Elizabeth Brister Banks (May 2, 1865 – July 18, 1938) (Note: Elizabeth Banks often provided a later birth year, in order encourage a perception that she was younger. However, US census reports indicate that she was born in 1865.) was an American journalist and writer. Although she never renounced her American citizenship, she remained in England throughout the last forty years of her life.

==Biography==
Elizabeth was born in Trenton, New Jersey, the daughter of John Banks and Sarah Ann Brister. As a young child, she was raised by her aunt Elizabeth Brister and uncle Joseph Peck on "the experimental farm" north of Madison, Wisconsin, near Deansville. She attended Milwaukee Downer Female Seminary College in Milwaukee when it was still located at Fox Lake, Wisconsin.

She became a typewriter girl in a grocery store, then worked society pages in Baltimore and Saint Paul, Minnesota. She worked as secretary at the American Consulate in Peru, later becoming a stunt girl journalist when other women writers were relegated to society and fashion pages.

Unable to find reliable work in the United States, Banks moved to England in 1893. There, she undertook an undercover investigation into the lives of domestic services which she published in the Weekly Sun under the byline "American Girl in London"; the series of seven articles was later published as a book titled Campaigns of Curiosity. Referring to her immediate success, George Robert Sims noted the author was "the charming lady journalist who has made the biggest score out of the disguise business since the days of the Amateur Casual". Journalist William L. Alden, however, criticized Banks not for the deception of working undercover but for sharing details about British families. As he wrote, the stories were "certainly not in accordance with the ethics of decent London journalism" and "were generally thought to be in extremely bad taste".

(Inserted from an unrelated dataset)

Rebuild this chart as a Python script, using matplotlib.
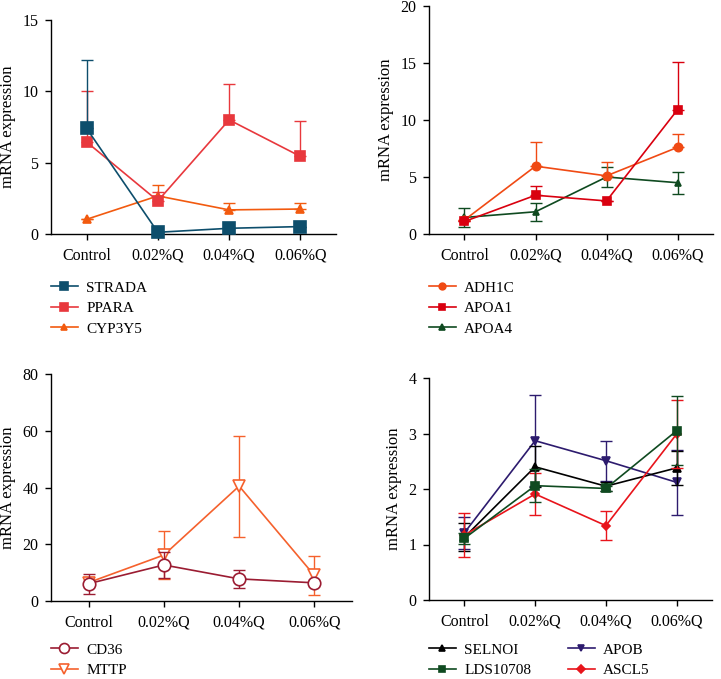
import matplotlib
matplotlib.use("Agg")
import matplotlib.pyplot as plt
import numpy as np

plt.rcParams["font.family"] = ["Liberation Serif", "DejaVu Serif"]

GROUPS = ["Control", "0.02%Q", "0.04%Q", "0.06%Q"]

# panel A
STRADA = [7.4, 0.12, 0.4, 0.52]
STRADA_ERR = [4.8, 0.0, 0.0, 0.0]
PPARA = [6.45, 2.32, 8.0, 5.44]
PPARA_ERR = [3.55, 0.65, 2.5, 2.5]
CYP3Y5 = [1.03, 2.67, 1.69, 1.75]
CYP3Y5_ERR = [0.0, 0.75, 0.5, 0.45]

# panel B
ADH1C = [1.23, 5.95, 5.1, 7.6]
ADH1C_ERR = [0.0, 2.15, 1.2, 1.2]
APOA1 = [1.1, 3.4, 2.9, 10.9]
APOA1_ERR = [0.0, 0.8, 0.0, 4.2]
APOA4 = [1.45, 1.95, 5.0, 4.5]
APOA4_ERR = [0.8, 0.8, 0.85, 0.95]

# panel C
CD36 = [6.1, 12.7, 7.8, 6.4]
CD36_ERR = [3.5, 4.5, 3.3, 0.5]
MTTP = [6.5, 16.2, 40.5, 9.0]
MTTP_ERR = [0.0, 8.6, 17.8, 6.9]

# panel D
SELNOI = [1.13, 2.4, 2.05, 2.38]
SELNOI_ERR = [0.25, 0.37, 0.08, 0.3]
APOB = [1.21, 2.87, 2.51, 2.12]
APOB_ERR = [0.29, 0.82, 0.36, 0.58]
LDS10708 = [1.11, 2.06, 2.01, 3.05]
LDS10708_ERR = [0.1, 0.3, 0.05, 0.62]
ASCL5 = [1.17, 1.91, 1.34, 2.99]
ASCL5_ERR = [0.39, 0.37, 0.26, 0.61]

TICK_FS = 11.5
LABEL_FS = 12
LEG_FS = 11
W, H = 721, 679


def rect(l, r, b, t):
    return [l / W, 1 - b / H, (r - l) / W, (b - t) / H]


def style(ax, ymax, step):
    ax.spines["top"].set_visible(False)
    ax.spines["right"].set_visible(False)
    for s in ("left", "bottom"):
        ax.spines[s].set_linewidth(1.0)
    ax.set_xlim(-0.5, 3.5)
    ax.set_ylim(0, ymax)
    ax.set_yticks(np.arange(0, ymax + 0.01, step))
    ax.set_xticks(range(len(GROUPS)))
    ax.set_xticklabels(GROUPS)
    ax.tick_params(labelsize=TICK_FS, direction="out", length=4, width=1.0)
    ax.tick_params(axis="x", pad=6)
    ax.tick_params(axis="y", pad=5)
    ax.set_ylabel("mRNA expression", fontsize=LABEL_FS, labelpad=5)


def series(ax, y, err, color, marker, label, ms, upper_only=False, mfc=None, z=2):
    x = np.arange(len(y))
    err = np.array(err)
    yerr = [np.zeros_like(err), err] if upper_only else err
    ax.errorbar(x, y, yerr=yerr, fmt="none", ecolor=color, elinewidth=1.0,
                capsize=4, capthick=1.0, zorder=z)
    line, = ax.plot(x, y, color=color, lw=1.2, marker=marker, ms=ms,
                    mfc=mfc if mfc else color, mec=color, mew=1.2,
                    label=label, zorder=z + 0.5, clip_on=False)
    return line


def legend(ax, handles, x, y, ncol=1):
    ax.legend(handles=handles, loc="upper left", bbox_to_anchor=(x / W, 1 - y / H),
              bbox_transform=ax.figure.transFigure, frameon=False, fontsize=LEG_FS,
              borderpad=0, borderaxespad=0, handlelength=1.75, handletextpad=0.55,
              labelspacing=0.45, ncol=ncol, columnspacing=2.4, markerscale=0.8)


fig = plt.figure(figsize=(W / 100, H / 100), dpi=100)

axA = fig.add_axes(rect(51, 336, 234, 20))
style(axA, 15, 5)
h3 = series(axA, CYP3Y5, CYP3Y5_ERR, "#f25a0f", "^", "CYP3Y5", 6, True, z=2)
h2 = series(axA, PPARA, PPARA_ERR, "#e8383d", "s", "PPARA", 7, True, z=3)
h1 = series(axA, STRADA, STRADA_ERR, "#0d4e6c", "s", "STRADA", 8, True, z=4)
legend(axA, [h1, h2, h3], 51, 281)

axB = fig.add_axes(rect(429, 713, 234, 6))
style(axB, 20, 5)
b3 = series(axB, APOA4, APOA4_ERR, "#0f4a20", "^", "APOA4", 5, False, z=2)
b1 = series(axB, ADH1C, ADH1C_ERR, "#f04a14", "o", "ADH1C", 6, True, z=3)
b2 = series(axB, APOA1, APOA1_ERR, "#d9000f", "s", "APOA1", 6, True, z=4)
legend(axB, [b1, b2, b3], 429, 281)

axC = fig.add_axes(rect(51, 352, 601, 374))
style(axC, 80, 20)
c2 = series(axC, MTTP, MTTP_ERR, "#f5612d", "v", "MTTP", 9, False, mfc="white", z=2)
c1 = series(axC, CD36, CD36_ERR, "#9b1c32", "o", "CD36", 9, False, mfc="white", z=3)
legend(axC, [c1, c2], 51, 643)

axD = fig.add_axes(rect(429, 712, 600, 378))
style(axD, 4, 1)
d2 = series(axD, APOB, APOB_ERR, "#2d1b6e", "v", "APOB", 6, False, z=2)
d1 = series(axD, SELNOI, SELNOI_ERR, "#000000", "^", "SELNOI", 6, False, z=3)
d4 = series(axD, ASCL5, ASCL5_ERR, "#e8141b", "D", "ASCL5", 4.5, False, z=4)
d3 = series(axD, LDS10708, LDS10708_ERR, "#0f4a20", "s", "LDS10708", 6, False, z=5)
legend(axD, [d1, d3, d2, d4], 429, 643, ncol=2)

fig.savefig("out.png", dpi=100)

She continued to work in London, where she became a regular contributor to publications such as The Daily News, Punch, St James' Gazette, London Illustrated, and Referee. She created a sensation in London by recording her observations on the plight of the lower classes, which she researched posing as a housemaid, street sweeper, and Covent Garden flower girl. Her journalistic writing under several pen names including pseudonyms of Mary Mortimer Maxwell and Enid, unceasingly promoted women's right to vote and denounced prison conditions for jailed suffragettes.

Elizabeth lived in London (Note: According to sources such as Who’s Who and US Department of State travel records, Banks lived in a number of places in London, with 5 Robert Street in the Adelphi area between the Strand and the Thames as the major one at the height of her career. Contributions to Who’s Who were usually made by the subject, and as such should be considered carefully.) at 17 Downing Street, close to the Prime Minister's residence. Her neighbors and friends included George Bernard Shaw, John Galsworthy, Thomas Hardy, H. G. Wells and suffragette Henrietta Marston. She made major contributions to British Intelligence in developing strategies to help protect London from German aerial attacks and developing propaganda schemes that helped draw the United States into the first world war. According to Who's Who in America (volume 20, 1938) "in 1914 she founded the Authors' Belgian Fund and Dirk's fund for the Allies. She originated and also wrote a series of controversial essays entitled The Lady at the Round Table".

She made a trip back to the United States and wrote an autobiographical work, The Remaking of an American (1928), which followed up previous autobiographies Campaigns of Curiosity (1894) and Autobiography of a Newspaper Girl (1902). Careful to protect her sources in both her letters and written works, the bulk of her personal papers were destroyed upon her death. She died on July 18, 1938, of arteriosclerosis, then was cremated and her ashes deposited at Golders Green Crematorium.